TAMI implements this tiered reservoir sampling solution to deal with answering questions needed for data management that are made difficult by the quantity of our customer data². The final cherry-on-top for TAMI’s tiered reservoir samples is that tiered reservoir samples are also what allow us to visualize the anonymized GPS points! The GIS team that investigates the suspected issues found by TAMI need to be able to visualize the data. Often, there’s too much data to be displayed in their QGIS software at any reasonable zoom distance. The tiered reservoirs work perfectly to allow for a subset of the points to quickly be drawn. Tiered reservoir sampling has been a great fit for managing such a large amount of streaming data and is a cornerstone of TAMI’s success.

Interested in joining our team at Trimble Maps?

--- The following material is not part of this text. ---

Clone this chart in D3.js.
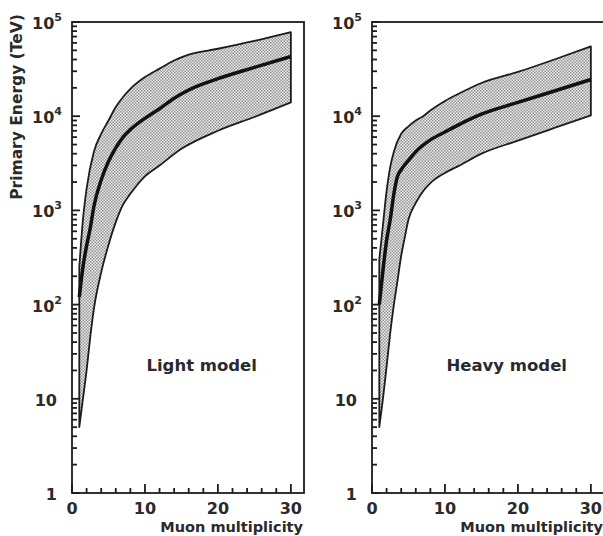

Click here!

Footnotes:

¹ particularly for our needs, we do a lot of geometric based querying. Simpler indexes can cache ‘count’ values and don’t need to inspect each element in the query, but that’s not as easy with locations. A question such as “how many points are in NJ” is as difficult as “give me all the points in NJ”. Although most points are ignored (i.e. all points not in NJ), with such a large amount of data, just the points matching the query can be vast.

² although out of the scope of this blog post, there is some more complexity to TAMI’s tiered reservoirs because TAMI only wants to use current data and archives data older than 2-years. The reservoirs must also have their data archived to not become stale, which adds some complexity because now in addition to needing to alter the reservoirs as data is added to the system, they must also be altered as data leaves the system.